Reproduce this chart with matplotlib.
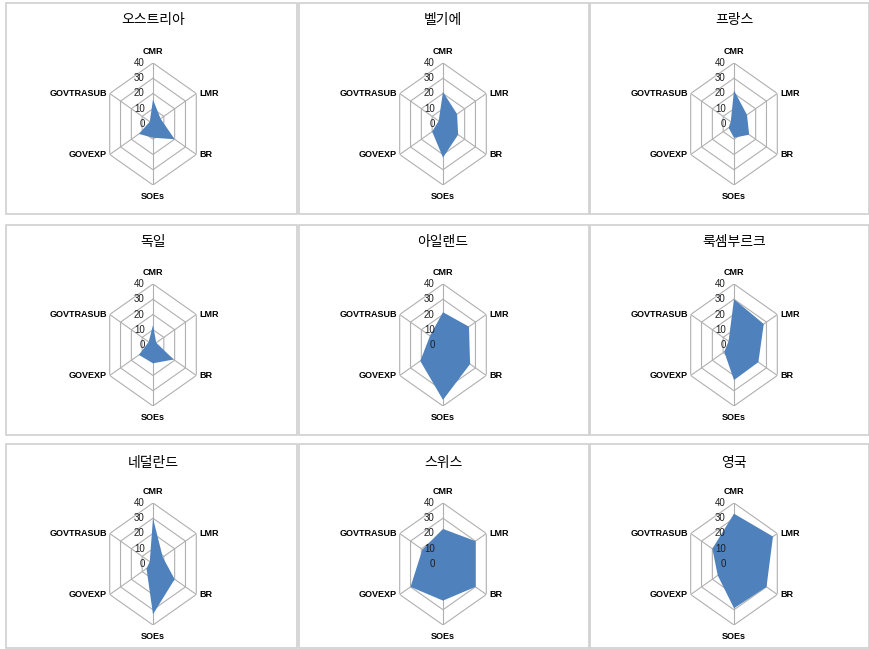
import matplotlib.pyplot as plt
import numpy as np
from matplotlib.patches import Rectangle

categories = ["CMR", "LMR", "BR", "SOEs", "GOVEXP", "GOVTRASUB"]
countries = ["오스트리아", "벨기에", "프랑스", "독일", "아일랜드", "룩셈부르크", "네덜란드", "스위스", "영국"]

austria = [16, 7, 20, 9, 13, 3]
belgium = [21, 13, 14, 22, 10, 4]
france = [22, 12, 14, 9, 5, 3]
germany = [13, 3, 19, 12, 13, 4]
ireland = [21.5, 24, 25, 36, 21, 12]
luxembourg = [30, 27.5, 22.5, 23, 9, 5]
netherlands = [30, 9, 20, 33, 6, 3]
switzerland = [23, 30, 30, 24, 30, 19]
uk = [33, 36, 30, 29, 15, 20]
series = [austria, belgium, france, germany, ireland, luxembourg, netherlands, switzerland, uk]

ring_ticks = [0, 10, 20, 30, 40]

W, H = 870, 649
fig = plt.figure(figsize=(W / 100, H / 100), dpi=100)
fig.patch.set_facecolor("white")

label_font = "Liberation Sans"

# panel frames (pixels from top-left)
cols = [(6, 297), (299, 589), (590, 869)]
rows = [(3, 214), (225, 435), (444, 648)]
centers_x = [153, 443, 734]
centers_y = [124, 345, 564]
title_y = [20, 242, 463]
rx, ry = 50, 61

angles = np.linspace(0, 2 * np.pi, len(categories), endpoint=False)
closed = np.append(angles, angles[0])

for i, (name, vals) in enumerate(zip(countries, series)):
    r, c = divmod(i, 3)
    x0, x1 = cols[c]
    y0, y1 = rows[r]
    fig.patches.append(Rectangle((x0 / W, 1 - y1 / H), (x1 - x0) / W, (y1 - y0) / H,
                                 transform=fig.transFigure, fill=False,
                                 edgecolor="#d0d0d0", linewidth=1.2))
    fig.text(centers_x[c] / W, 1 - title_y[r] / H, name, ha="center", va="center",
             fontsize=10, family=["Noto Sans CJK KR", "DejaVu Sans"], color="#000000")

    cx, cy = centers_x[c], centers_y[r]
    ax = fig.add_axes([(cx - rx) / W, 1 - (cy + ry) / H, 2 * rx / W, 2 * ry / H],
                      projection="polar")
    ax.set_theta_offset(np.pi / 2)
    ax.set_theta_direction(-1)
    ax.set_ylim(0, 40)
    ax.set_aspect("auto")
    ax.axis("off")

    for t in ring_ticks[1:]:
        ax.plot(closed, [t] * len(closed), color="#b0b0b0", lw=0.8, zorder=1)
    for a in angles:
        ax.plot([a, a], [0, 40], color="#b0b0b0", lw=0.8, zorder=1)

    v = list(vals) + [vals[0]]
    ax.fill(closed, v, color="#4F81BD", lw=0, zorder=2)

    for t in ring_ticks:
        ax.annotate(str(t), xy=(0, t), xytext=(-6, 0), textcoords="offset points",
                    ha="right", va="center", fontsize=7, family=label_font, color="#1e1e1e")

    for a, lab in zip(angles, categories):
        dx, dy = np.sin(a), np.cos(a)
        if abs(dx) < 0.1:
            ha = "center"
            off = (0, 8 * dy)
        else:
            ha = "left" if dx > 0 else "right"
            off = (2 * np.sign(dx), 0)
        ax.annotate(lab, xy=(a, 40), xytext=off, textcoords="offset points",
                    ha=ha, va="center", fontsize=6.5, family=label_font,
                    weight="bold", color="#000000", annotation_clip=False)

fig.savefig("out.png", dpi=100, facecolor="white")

...

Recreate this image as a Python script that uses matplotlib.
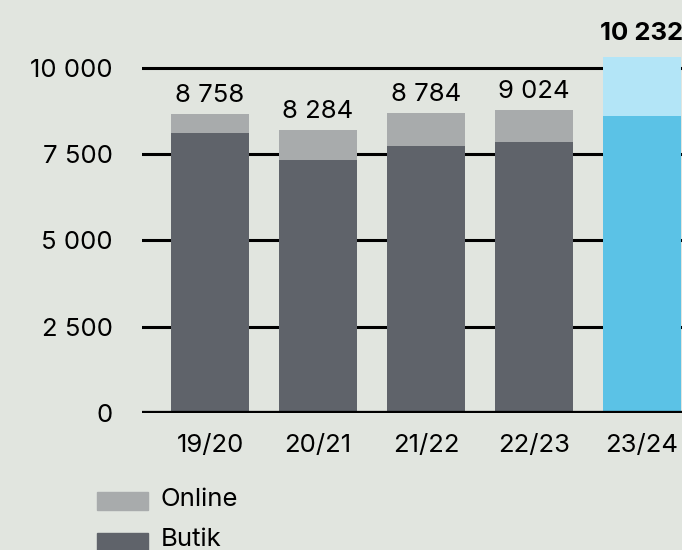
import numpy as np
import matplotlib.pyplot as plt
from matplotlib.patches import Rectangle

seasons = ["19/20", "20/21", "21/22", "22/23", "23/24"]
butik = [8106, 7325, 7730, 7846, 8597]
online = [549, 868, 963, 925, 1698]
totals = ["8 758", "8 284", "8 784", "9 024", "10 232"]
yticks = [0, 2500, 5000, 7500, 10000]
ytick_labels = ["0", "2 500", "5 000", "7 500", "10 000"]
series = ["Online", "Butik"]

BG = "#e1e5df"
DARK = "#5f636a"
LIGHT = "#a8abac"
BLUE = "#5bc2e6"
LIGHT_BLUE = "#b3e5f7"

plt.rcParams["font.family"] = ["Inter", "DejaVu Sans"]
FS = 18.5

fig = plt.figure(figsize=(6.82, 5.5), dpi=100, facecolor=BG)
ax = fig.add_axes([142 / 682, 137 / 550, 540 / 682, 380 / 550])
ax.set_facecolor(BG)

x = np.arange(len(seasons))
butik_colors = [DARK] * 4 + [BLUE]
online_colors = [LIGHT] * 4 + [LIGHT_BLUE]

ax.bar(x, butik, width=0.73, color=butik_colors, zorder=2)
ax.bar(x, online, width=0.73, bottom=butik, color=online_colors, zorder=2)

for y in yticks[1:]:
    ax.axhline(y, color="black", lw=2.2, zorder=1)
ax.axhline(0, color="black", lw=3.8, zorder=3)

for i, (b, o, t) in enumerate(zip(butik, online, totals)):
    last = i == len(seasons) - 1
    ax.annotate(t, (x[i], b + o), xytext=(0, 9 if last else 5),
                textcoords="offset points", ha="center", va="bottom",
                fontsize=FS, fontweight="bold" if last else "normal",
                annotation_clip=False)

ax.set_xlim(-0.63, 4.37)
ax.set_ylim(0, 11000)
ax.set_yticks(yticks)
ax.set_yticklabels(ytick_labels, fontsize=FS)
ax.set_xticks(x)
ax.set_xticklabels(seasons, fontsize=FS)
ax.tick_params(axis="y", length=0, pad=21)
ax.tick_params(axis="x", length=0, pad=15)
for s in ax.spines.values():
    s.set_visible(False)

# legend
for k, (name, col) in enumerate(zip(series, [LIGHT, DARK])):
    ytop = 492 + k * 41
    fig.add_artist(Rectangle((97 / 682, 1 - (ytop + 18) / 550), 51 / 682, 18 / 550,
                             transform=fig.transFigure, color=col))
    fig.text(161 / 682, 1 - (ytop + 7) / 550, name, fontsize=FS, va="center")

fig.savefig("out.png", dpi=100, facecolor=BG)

Description of the task ::
Go to the line containing "Reproduce this chart with matplotlib." and copy exactly from there through the line containing "ring_ticks = [0, 10, 20, 30, 40]", both included, and nothing more. Pictures are excluded.

Exercise solution ::
Reproduce this chart with matplotlib.
import matplotlib.pyplot as plt
import numpy as np
from matplotlib.patches import Rectangle

categories = ["CMR", "LMR", "BR", "SOEs", "GOVEXP", "GOVTRASUB"]
countries = ["오스트리아", "벨기에", "프랑스", "독일", "아일랜드", "룩셈부르크", "네덜란드", "스위스", "영국"]

austria = [16, 7, 20, 9, 13, 3]
belgium = [21, 13, 14, 22, 10, 4]
france = [22, 12, 14, 9, 5, 3]
germany = [13, 3, 19, 12, 13, 4]
ireland = [21.5, 24, 25, 36, 21, 12]
luxembourg = [30, 27.5, 22.5, 23, 9, 5]
netherlands = [30, 9, 20, 33, 6, 3]
switzerland = [23, 30, 30, 24, 30, 19]
uk = [33, 36, 30, 29, 15, 20]
series = [austria, belgium, france, germany, ireland, luxembourg, netherlands, switzerland, uk]

ring_ticks = [0, 10, 20, 30, 40]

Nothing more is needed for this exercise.